Recorded – watch the full episode on YouTube.
WWDC20 is only a couple of months away as we record this – what are you excited about for this year?
Ellen Shapiro: I have to admit that I would love to see Combine go open source. I don't know that's going to happen. I'm really excited to see the second version of SwiftUI. I have to admit, I haven't gotten as much time to play around with it as I would like to. Because I've mostly been working on under the hood stuff with Apollo. But it's been really exciting to see how much easier it has the potential to make building and iterating on screens for a lot of people. I'm really excited to see what people are coming up with.

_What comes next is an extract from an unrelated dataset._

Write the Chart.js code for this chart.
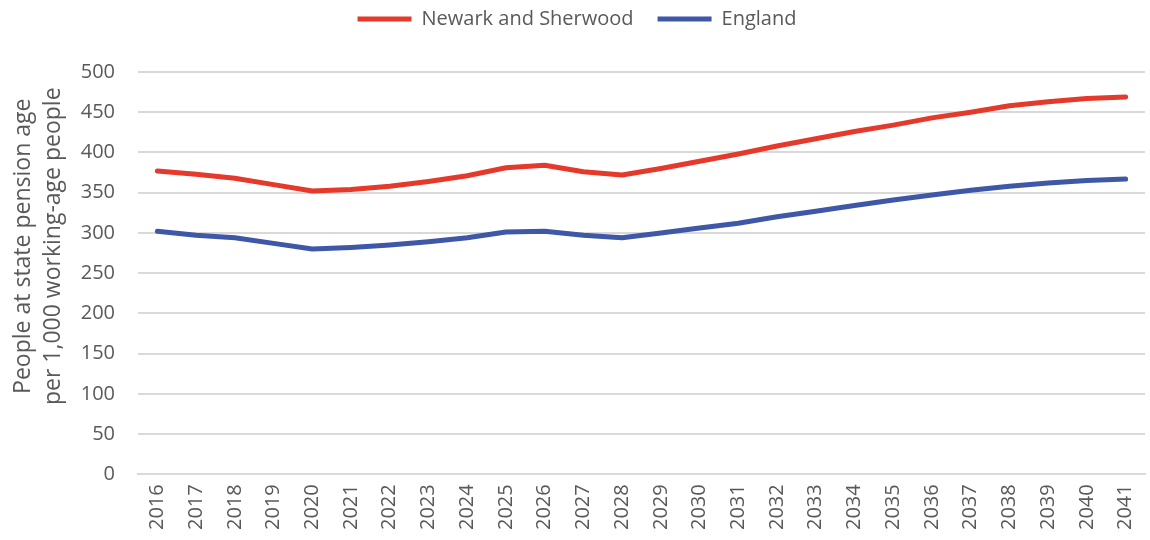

And honestly, I think this year I would just be really happy if we could have a Snow Leopard release. Just fix everything! Take all the stuff that's been happening and fix it. I will admit like the one thing that will get me to like jump off my couch and go “ahhh” is real plugins for Xcode. I don't think it's going to happen, but prove me wrong Apple.
“Honestly, I think this year I would just be really happy if we could have, everybody jokes about, a Snow Leopard release. Just fix everything!”
Paul Hudson: I thought last year would be the year. They're finally seeing sense, but arguing so much about this. And I still think this year is going to be the year. I'm an eternal optimist. I'm convinced this year, we're finally going to see Xcode with real extensions or plugins in there to do the old Alcatraz-style stuff.
Ellen Shapiro: That would be really nice. I think it is something where people who are using Swift use Visual Studio, more for server side stuff, are really starting to see, Oh, having a real plug-in architecture for your IDE is super helpful.
It would be really nice if that happened. I am certainly not putting any money on it. But it would be really nice. It's definitely something that would be helpful. My pie in the sky wish is some version of XCUITest that doesn't run in a separate process. That's one thing that drives me absolutely bananas about XCUI is that you can't make any changes to your application under test. You can't mock out what the data is. I used to work for a parking app and we needed to test, “hey, if I make a reservation from December 31st of one year to January 1st of the next year,” that that actually works.
And you couldn't do that except on December 31st without doing a whole bunch of weird workarounds with XCUI. Whereas there are other UI testing frameworks, like Kif that run in process and are able to take advantage of mocking and things like that. And dependency injection in ways that is really a lot harder to do with XCUI at least in a way that doesn't involve putting test code in your production application. Which I am not a huge fan of.